Extracted records:
----------

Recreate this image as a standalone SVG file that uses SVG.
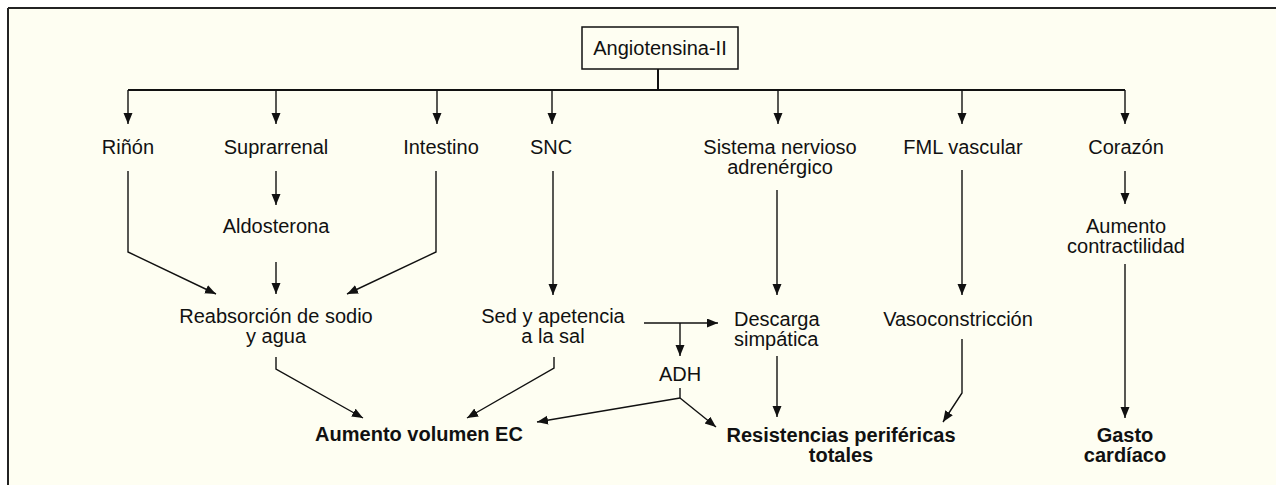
<svg xmlns="http://www.w3.org/2000/svg" width="1276" height="485" viewBox="0 0 1276 485">
<style>
text{font-family:"Liberation Sans",Arial,Helvetica,sans-serif;font-size:20px;fill:#111;text-anchor:middle}
.b{font-weight:bold}
.c{fill:none;stroke:#111;stroke-width:1.4}
.t{fill:none;stroke:#111;stroke-width:2}
</style>
<defs>
<marker id="ah" markerUnits="userSpaceOnUse" markerWidth="12" markerHeight="10" refX="11" refY="4.5" orient="auto"><path d="M0,0 L11,4.5 L0,9 z" fill="#111"/></marker>
</defs>
<rect x="0" y="0" width="1276" height="485" fill="#fff"/>
<rect x="8" y="8" width="1268" height="477" fill="#fefef2"/>
<path d="M8,8 H1276 M8,8 V485" fill="none" stroke="#222" stroke-width="2"/>

<g id="connectors">
<path class="t" d="M658,69 V90 M128,90 H1125"/>
<path class="c" marker-end="url(#ah)" d="M128,90 V124"/>
<path class="c" marker-end="url(#ah)" d="M276,90 V124"/>
<path class="c" marker-end="url(#ah)" d="M437,90 V124"/>
<path class="c" marker-end="url(#ah)" d="M552,90 V124"/>
<path class="c" marker-end="url(#ah)" d="M778,90 V124"/>
<path class="c" marker-end="url(#ah)" d="M962,90 V124"/>
<path class="c" marker-end="url(#ah)" d="M1125,90 V124"/>
<path class="c" marker-end="url(#ah)" d="M276,171 V205"/>
<path class="c" marker-end="url(#ah)" d="M1125,171 V204"/>
<path class="c" marker-end="url(#ah)" d="M128,171 V252 L216,294"/>
<path class="c" marker-end="url(#ah)" d="M436,171 V252 L347,294"/>
<path class="c" marker-end="url(#ah)" d="M276,262 V294"/>
<path class="c" marker-end="url(#ah)" d="M553,171 V295"/>
<path class="c" marker-end="url(#ah)" d="M777,190 V295"/>
<path class="c" marker-end="url(#ah)" d="M962,170 V295"/>
<path class="c" marker-end="url(#ah)" d="M1125,264 V418"/>
<path class="c" marker-end="url(#ah)" d="M644,323 H718"/>
<path class="c" marker-end="url(#ah)" d="M680,323 V356"/>
<path class="c" d="M680,388 V398"/>
<path class="c" marker-end="url(#ah)" d="M680,398 L537,422"/>
<path class="c" marker-end="url(#ah)" d="M680,398 L716,427"/>
<path class="c" marker-end="url(#ah)" d="M276,357 V369 L363,418"/>
<path class="c" marker-end="url(#ah)" d="M554,357 V368 L467,418"/>
<path class="c" marker-end="url(#ah)" d="M777,356 V417"/>
<path class="c" marker-end="url(#ah)" d="M962,339 V393 L943,422"/>
</g>

<g id="angiotensina">
<rect x="582" y="27" width="156" height="42" fill="#fefef2" stroke="#111" stroke-width="1.5"/>
<text x="660" y="55">Angiotensina-II</text>
</g>
<g id="rinon"><text x="128" y="154">Riñón</text></g>
<g id="suprarrenal"><text x="276" y="154">Suprarrenal</text></g>
<g id="intestino"><text x="441" y="154">Intestino</text></g>
<g id="snc"><text x="551" y="154">SNC</text></g>
<g id="sistema"><text x="780" y="154">Sistema nervioso</text><text x="780" y="174">adrenérgico</text></g>
<g id="fml"><text x="963" y="154">FML vascular</text></g>
<g id="corazon"><text x="1126" y="154">Corazón</text></g>
<g id="aldosterona"><text x="276" y="233">Aldosterona</text></g>
<g id="contractilidad"><text x="1126" y="233">Aumento</text><text x="1126" y="253">contractilidad</text></g>
<g id="reabsorcion"><text x="276" y="323">Reabsorción de sodio</text><text x="276" y="343">y agua</text></g>
<g id="sed"><text x="553" y="323">Sed y apetencia</text><text x="553" y="343">a la sal</text></g>
<g id="descarga"><text x="734" y="326" style="text-anchor:start">Descarga</text><text x="734" y="346" style="text-anchor:start">simpática</text></g>
<g id="vasoconstriccion"><text x="958" y="326">Vasoconstricción</text></g>
<g id="adh"><text x="680" y="381">ADH</text></g>
<g id="volumen"><text class="b" x="419" y="441">Aumento volumen EC</text></g>
<g id="resistencias"><text class="b" x="841" y="442">Resistencias periféricas</text><text class="b" x="841" y="462">totales</text></g>
<g id="gasto"><text class="b" x="1125" y="442">Gasto</text><text class="b" x="1125" y="462">cardíaco</text></g>
</svg>
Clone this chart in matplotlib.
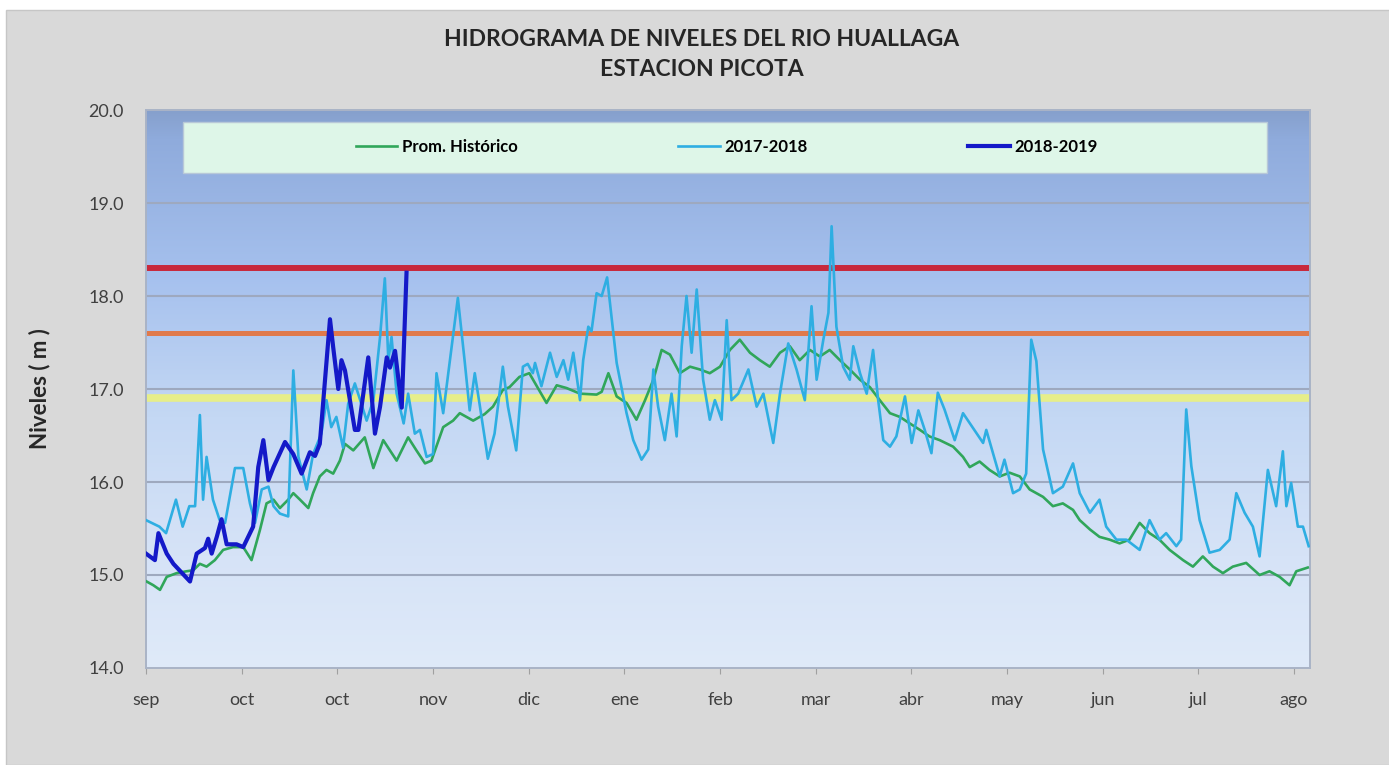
import numpy as np
import matplotlib.pyplot as plt
from matplotlib.colors import LinearSegmentedColormap
from matplotlib.patches import Rectangle

plt.rcParams['font.family'] = ['Lato', 'DejaVu Sans']

# day index (0 = 1 sep) and level in m
hist_days = [0.2, 2.3, 4.4, 6.5, 9.6, 12.7, 14.8, 16.9, 19.0, 21.6, 24.2, 27.3, 30.5, 33.1,
             35.7, 37.8, 40.0, 42.0, 44.6, 46.2, 48.3, 50.9, 52.4, 54.5, 56.6, 58.7, 60.8,
             62.4, 65.0, 68.6, 71.3, 74.4, 78.6, 82.2, 84.8, 87.5, 89.5, 93.2, 96.3, 98.4,
             102.6, 106.2, 108.8, 111.9, 114.0, 117.1, 120.2, 125.6, 128.8, 131.9, 136.1,
             141.3, 142.9, 145.0, 147.6, 150.7, 153.8, 156.5, 159.1, 161.7, 164.3, 167.4,
             170.6, 173.7, 176.8, 180.0, 183.1, 186.2, 189.4, 192.5, 195.6, 198.8, 201.9,
             205.0, 208.2, 211.3, 214.4, 217.6, 220.7, 223.9, 227.0, 230.1, 233.3, 236.4,
             239.5, 242.7, 245.7, 248.9, 253.1, 256.2, 258.3, 261.4, 264.5, 267.7, 270.8,
             274.0, 277.1, 281.3, 284.4, 287.5, 290.7, 292.8, 296.0, 299.0, 302.2, 305.3,
             308.4, 311.6, 314.7, 317.8, 321.0, 325.2, 328.3, 331.4, 334.6, 337.7, 340.8,
             345.0, 349.2, 352.3, 355.5, 358.6, 360.7, 364.3]
hist_lvl = [14.93, 14.89, 14.84, 14.98, 15.02, 15.04, 15.05, 15.12, 15.09, 15.16, 15.27, 15.30,
            15.30, 15.16, 15.48, 15.77, 15.81, 15.72, 15.81, 15.88, 15.81, 15.72, 15.88, 16.06,
            16.13, 16.09, 16.23, 16.41, 16.34, 16.48, 16.15, 16.45, 16.23, 16.48, 16.34, 16.20,
            16.23, 16.59, 16.66, 16.74, 16.66, 16.73, 16.81, 16.99, 17.02, 17.13, 17.17, 16.85,
            17.04, 17.01, 16.95, 16.94, 16.97, 17.17, 16.92, 16.85, 16.67, 16.88, 17.10, 17.42,
            17.37, 17.17, 17.24, 17.21, 17.17, 17.24, 17.42, 17.53, 17.39, 17.31, 17.24, 17.39,
            17.46, 17.31, 17.42, 17.35, 17.42, 17.31, 17.21, 17.10, 17.02, 16.88, 16.74, 16.70,
            16.63, 16.56, 16.49, 16.45, 16.38, 16.27, 16.16, 16.22, 16.13, 16.06, 16.10, 16.06,
            15.92, 15.84, 15.74, 15.77, 15.70, 15.59, 15.49, 15.41, 15.38, 15.34, 15.38, 15.56,
            15.45, 15.38, 15.27, 15.16, 15.09, 15.20, 15.09, 15.02, 15.09, 15.13, 15.00, 15.04,
            14.98, 14.89, 15.04, 15.08]

y1718_days = [0, 4.2, 6.3, 9.4, 11.5, 13.6, 15.4, 16.9, 17.9, 19.0, 21.0, 23.1, 24.8, 27.9,
              30.5, 32.6, 34.2, 36.3, 38.4, 40.0, 42.0, 44.6, 46.2, 47.8, 50.4, 52.4, 55.0,
              56.6, 58.1, 59.7, 61.8, 63.4, 65.5, 69.2, 71.3, 73.4, 74.9, 76.0, 77.0, 78.6,
              80.8, 82.2, 84.3, 85.9, 88.0, 90.0, 91.1, 93.2, 97.8, 99.9, 101.5, 103.1, 104.6,
              107.2, 109.3, 111.9, 113.5, 116.1, 118.2, 119.7, 121.3, 122.0, 124.0, 126.7,
              128.8, 130.9, 132.4, 134.0, 136.1, 137.1, 138.7, 139.7, 141.3, 142.9, 144.6,
              147.6, 150.7, 152.8, 155.4, 157.5, 159.1, 160.6, 162.7, 164.8, 166.4, 168.0,
              169.5, 171.1, 172.7, 174.7, 176.8, 178.4, 180.5, 182.1, 183.6, 185.7, 188.9,
              191.5, 193.6, 196.7, 198.8, 201.4, 204.0, 206.6, 208.7, 210.3, 212.4, 214.0,
              215.0, 216.5, 218.6, 220.7, 221.8, 223.9, 226.0, 228.0, 229.6, 231.2, 233.3,
              235.3, 238.0, 240.1, 242.2, 244.2, 246.3, 248.3, 250.4, 253.6, 256.2, 262.5,
              263.5, 267.7, 269.2, 271.9, 274.0, 276.0, 277.6, 279.2, 281.3, 284.4, 287.5,
              290.7, 292.8, 296.0, 299.0, 301.1, 304.3, 307.4, 311.6, 314.7, 317.8, 319.9,
              323.1, 324.6, 326.2, 327.8, 330.4, 333.5, 336.7, 339.8, 341.9, 344.5, 347.1,
              349.2, 351.8, 354.4, 356.5, 357.6, 359.1, 361.2, 362.8, 364.6]
y1718_lvl = [15.59, 15.52, 15.45, 15.81, 15.52, 15.74, 15.74, 16.72, 15.81, 16.27, 15.81, 15.59,
             15.56, 16.15, 16.15, 15.77, 15.56, 15.92, 15.95, 15.74, 15.66, 15.63, 17.20, 16.27,
             15.92, 16.30, 16.52, 16.88, 16.59, 16.70, 16.37, 16.84, 17.06, 16.66, 16.88, 17.56,
             18.19, 17.31, 17.56, 16.95, 16.63, 16.95, 16.52, 16.56, 16.27, 16.30, 17.17, 16.74,
             17.98, 17.31, 16.77, 17.17, 16.84, 16.25, 16.52, 17.24, 16.81, 16.34, 17.24, 17.27,
             17.17, 17.28, 17.03, 17.39, 17.13, 17.31, 17.10, 17.39, 16.88, 17.31, 17.67, 17.62,
             18.03, 18.00, 18.20, 17.28, 16.74, 16.45, 16.24, 16.35, 17.21, 16.81, 16.45, 16.95,
             16.49, 17.46, 18.00, 17.39, 18.07, 17.10, 16.67, 16.88, 16.67, 17.74, 16.88, 16.95,
             17.21, 16.81, 16.95, 16.42, 16.95, 17.49, 17.21, 16.88, 17.89, 17.10, 17.53, 17.82,
             18.75, 17.67, 17.24, 17.10, 17.46, 17.17, 16.95, 17.42, 16.88, 16.45, 16.38, 16.49,
             16.92, 16.42, 16.77, 16.56, 16.31, 16.96, 16.78, 16.45, 16.74, 16.42, 16.56, 16.06,
             16.24, 15.88, 15.92, 16.09, 17.53, 17.30, 16.35, 15.88, 15.95, 16.20, 15.88, 15.67,
             15.81, 15.52, 15.38, 15.38, 15.27, 15.59, 15.38, 15.45, 15.31, 15.38, 16.78, 16.17,
             15.59, 15.24, 15.27, 15.38, 15.88, 15.67, 15.52, 15.20, 16.13, 15.74, 16.33, 15.74,
             15.99, 15.52, 15.52, 15.31]

y1819_days = [0, 2.8, 3.9, 6.5, 8.6, 13.8, 15.9, 18.5, 19.5, 20.6, 22.2, 23.7, 25.3, 28.4,
              30.5, 33.6, 35.2, 36.8, 38.4, 40.0, 43.6, 46.2, 48.8, 51.4, 53.0, 54.5, 57.7,
              58.7, 60.3, 61.3, 62.4, 65.5, 66.6, 69.7, 71.8, 73.4, 75.5, 76.5, 78.1, 80.2, 81.7]
y1819_lvl = [15.23, 15.16, 15.45, 15.23, 15.12, 14.93, 15.23, 15.29, 15.39, 15.23, 15.41, 15.60,
             15.33, 15.33, 15.30, 15.52, 16.16, 16.45, 16.02, 16.16, 16.43, 16.30, 16.09, 16.32,
             16.28, 16.41, 17.75, 17.45, 17.00, 17.31, 17.20, 16.56, 16.56, 17.34, 16.52, 16.81,
             17.34, 17.23, 17.41, 16.80, 18.25]

# alert levels (m)
alert_lvls = [18.3, 17.6, 16.9]
alert_cols = ['#c8283c', '#e07a4c', '#e6ee8a']
alert_lw = [4.3, 3.6, 5.5]

tick_days = list(range(0, 361, 30))
tick_lbls = ['sep', 'oct', 'oct', 'nov', 'dic', 'ene', 'feb', 'mar', 'abr', 'may', 'jun', 'jul', 'ago']

fig = plt.figure(figsize=(13.89, 7.65), dpi=100)
fig.patch.set_facecolor('white')
fig.patches.append(Rectangle((6 / 1389, 0), 1, 1 - 10 / 765, transform=fig.transFigure,
                             facecolor='#d9d9d9', edgecolor='#c6c6c6', lw=1, zorder=-10))

ax = fig.add_axes([0.1051, 0.1268, 0.8380, 0.7294])

# plot area gradient
cmap = LinearSegmentedColormap.from_list('bg', [(0, '#dfeaf9'), (0.2, '#d6e3f7'), (0.45, '#c4d8f4'),
                                                (0.7, '#a6c1ee'), (0.95, '#8fabdc'), (1, '#86a0cc')])
grad = np.linspace(0, 1, 256).reshape(-1, 1)
ax.imshow(grad, cmap=cmap, aspect='auto', extent=[0, 1, 0, 1], transform=ax.transAxes,
          origin='lower', zorder=0)

for v in range(15, 20):
    ax.axhline(v, color='#9ea9bf', lw=1.5, zorder=1)

for lvl, c, w in zip(alert_lvls, alert_cols, alert_lw):
    ax.axhline(lvl, color=c, lw=w, zorder=2)

ax.plot(hist_days, hist_lvl, color='#30a65a', lw=1.9, zorder=3, label='Prom. Histórico')
ax.plot(y1718_days, y1718_lvl, color='#2eaee2', lw=1.9, zorder=4, label='2017-2018')
ax.plot(y1819_days, y1819_lvl, color='#1419c8', lw=3.0, zorder=5, label='2018-2019')

ax.set_xlim(0, 365)
ax.set_ylim(14, 20)
ax.set_xticks(tick_days)
ax.set_xticklabels(tick_lbls)
ax.set_yticks(np.arange(14, 20.1, 1))
ax.set_yticklabels([f'{v:.1f}' for v in np.arange(14, 20.1, 1)])
ax.tick_params(axis='x', length=4, color='#a0a0a0', pad=13, labelsize=13, labelcolor='#404040')
ax.tick_params(axis='y', length=0, pad=16, labelsize=13, labelcolor='#404040')
for s in ax.spines.values():
    s.set_color('#a9b3c6')
    s.set_linewidth(1.4)

ax.set_ylabel('Niveles ( m )', fontsize=16, fontweight='bold', color='#262626')
ax.yaxis.set_label_coords(-0.082, 0.5)

# legend band
ax.add_patch(Rectangle((0.0318, 0.887), 0.9312, 0.0915, transform=ax.transAxes,
                       facecolor='#def6e8', edgecolor='#b8c8d8', lw=1, zorder=6))
ax.legend(loc='center', bbox_to_anchor=(0.499, 0.934), ncol=3, frameon=False,
          prop={'weight': 'bold', 'size': 12}, handlelength=2.5, handletextpad=0.3,
          columnspacing=9.6, borderaxespad=0).set_zorder(7)

fig.text(702 / 1389, 1 - 40 / 765, 'HIDROGRAMA DE NIVELES DEL RIO HUALLAGA', ha='center',
         va='center', fontsize=16.5, fontweight='bold', color='#262626')
fig.text(702 / 1389, 1 - 70 / 765, 'ESTACION PICOTA', ha='center', va='center',
         fontsize=16.5, fontweight='bold', color='#262626')

fig.savefig('out.png', dpi=100)
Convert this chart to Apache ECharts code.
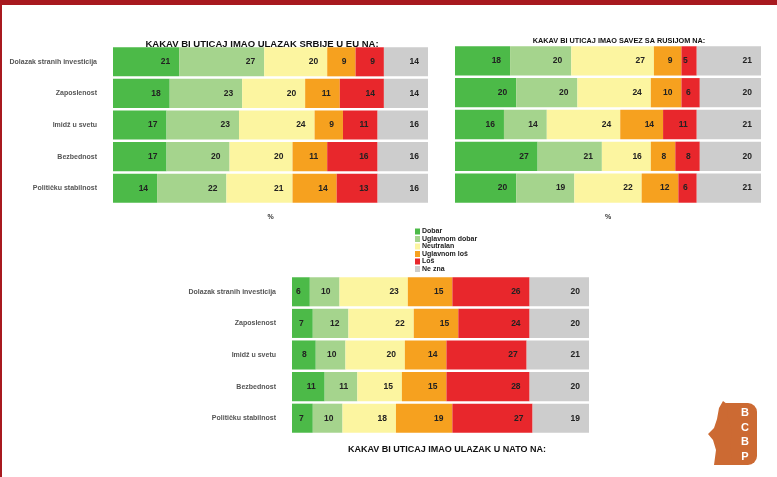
<!DOCTYPE html>
<html><head><meta charset="utf-8">
<script src="https://cdn.jsdelivr.net/npm/echarts@6/dist/echarts.min.js"></script>
<style>html,body{margin:0;padding:0;background:#fff}#c{width:777px;height:477px}</style>
</head><body><div id="c"></div>
<script>
var categories = ['Dolazak stranih investicija','Zaposlenost','Imidž u svetu','Bezbednost','Političku stabilnost'];
var seriesNames = ['Dobar','Uglavnom dobar','Neutralan','Uglavnom loš','Loš','Ne zna'];
var colors = ['#4cba48','#a5d48d','#fcf5a0','#f6a11f','#e8272c','#cdcdcd'];
// each array: values for the 5 categories
var euDobar = [21,18,17,17,14];
var euUglDobar = [27,23,23,20,22];
var euNeutralan = [20,20,24,20,21];
var euUglLos = [9,11,9,11,14];
var euLos = [9,14,11,16,13];
var euNeZna = [14,14,16,16,16];
var ruDobar = [18,20,16,27,20];
var ruUglDobar = [20,20,14,21,19];
var ruNeutralan = [27,24,24,16,22];
var ruUglLos = [9,10,14,8,12];
var ruLos = [5,6,11,8,6];
var ruNeZna = [21,20,21,20,21];
var natoDobar = [6,7,8,11,7];
var natoUglDobar = [10,12,10,11,10];
var natoNeutralan = [23,22,20,15,18];
var natoUglLos = [15,15,14,15,19];
var natoLos = [26,24,27,28,27];
var natoNeZna = [20,20,21,20,19];
var titles = ['KAKAV BI UTICAJ IMAO ULAZAK SRBIJE U EU NA:','KAKAV BI UTICAJ IMAO SAVEZ SA RUSIJOM NA:','KAKAV BI UTICAJ IMAO ULAZAK U NATO NA:'];
var axisUnit = '%';

var groups = [
  [euDobar,euUglDobar,euNeutralan,euUglLos,euLos,euNeZna],
  [ruDobar,ruUglDobar,ruNeutralan,ruUglLos,ruLos,ruNeZna],
  [natoDobar,natoUglDobar,natoNeutralan,natoUglLos,natoLos,natoNeZna]
];
var FONT = '"Liberation Sans", Arial, sans-serif';
var chart = echarts.init(document.getElementById('c'));
var grids = [
  {left:113, top:46, width:315, height:158},
  {left:455, top:45, width:306, height:159},
  {left:292, top:276, width:297, height:158}
];
var xAxes = [], yAxes = [], series = [];
grids.forEach(function(g,i){
  xAxes.push({gridIndex:i, type:'value', min:0, max:100,
    axisLine:{show:false}, axisTick:{show:false}, axisLabel:{show:false}, splitLine:{show:false},
    name: i<2 ? axisUnit : '', nameLocation:'middle', nameGap:10,
    nameTextStyle:{fontSize:7, fontWeight:'bold', color:'#333', fontFamily:FONT}});
  yAxes.push({gridIndex:i, type:'category', data:categories, inverse:true,
    axisLine:{show:false}, axisTick:{show:false},
    axisLabel:{show: i!==1, margin:16, fontSize:7, fontWeight:'bold', color:'#555', fontFamily:FONT}});
  groups[i].forEach(function(arr,k){
    series.push({name:seriesNames[k], type:'bar', stack:'s'+i, xAxisIndex:i, yAxisIndex:i,
      data:arr, barWidth:'92%', itemStyle:{color:colors[k]},
      label:{show:true, position:'insideRight', distance:9, fontSize:8.5, fontWeight:'bold', color:'#222', fontFamily:FONT}});
  });
});
chart.setOption({
  animation:false,
  color:colors,
  title:[
    {text:titles[0], left:257, top:34, textAlign:'center', textStyle:{fontSize:9.5, fontWeight:'bold', color:'#111', fontFamily:FONT}},
    {text:titles[1], left:614, top:32, textAlign:'center', textStyle:{fontSize:7.3, fontWeight:'bold', color:'#111', fontFamily:FONT}},
    {text:titles[2], left:442, top:440, textAlign:'center', textStyle:{fontSize:9, fontWeight:'bold', color:'#111', fontFamily:FONT}}
  ],
  legend:{orient:'vertical', left:410, top:223, itemWidth:5, itemHeight:6, itemGap:0.5,
    icon:'rect', data:seriesNames,
    textStyle:{fontSize:7, lineHeight:7, height:6.5, fontWeight:'bold', color:'#222', fontFamily:FONT, padding:[0,0,0,-3]}},
  grid:grids,
  xAxis:xAxes,
  yAxis:yAxes,
  series:series,
  graphic:[
    {type:'rect', left:0, top:0, shape:{width:777, height:5}, style:{fill:'#a8191f'}},
    {type:'rect', left:0, top:0, shape:{width:2, height:477}, style:{fill:'#a8191f'}},
    {type:'rect', shape:{x:726, y:403, width:31, height:62, r:[0,9,9,0]}, style:{fill:'#cc6a33'}},
    {type:'polygon', shape:{points:[[723,401],[727,404],[728,418],[732,430],[730,447],[733,465],[714,465],[716,450],[713,440],[708,434],[714,428],[717,419],[719,408]]}, style:{fill:'#cc6a33'}},
    {type:'text', style:{x:745, y:406, text:'B\nC\nB\nP', fill:'#fff', font:'bold 11px '+FONT, lineHeight:14.5, textAlign:'center'}}
  ]
});
</script></body></html>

----------

» **Written instruction**:
Write out the lines running from the one that contains "Clone this chart in matplotlib." through the one that contains "plt.rcParams['font.family'] = ['Lato', 'DejaVu", ends included, and nothing else. Pictures stay out of the copy.

» **Reply to the exercise**:
Clone this chart in matplotlib.
import numpy as np
import matplotlib.pyplot as plt
from matplotlib.colors import LinearSegmentedColormap
from matplotlib.patches import Rectangle

plt.rcParams['font.family'] = ['Lato', 'DejaVu Sans']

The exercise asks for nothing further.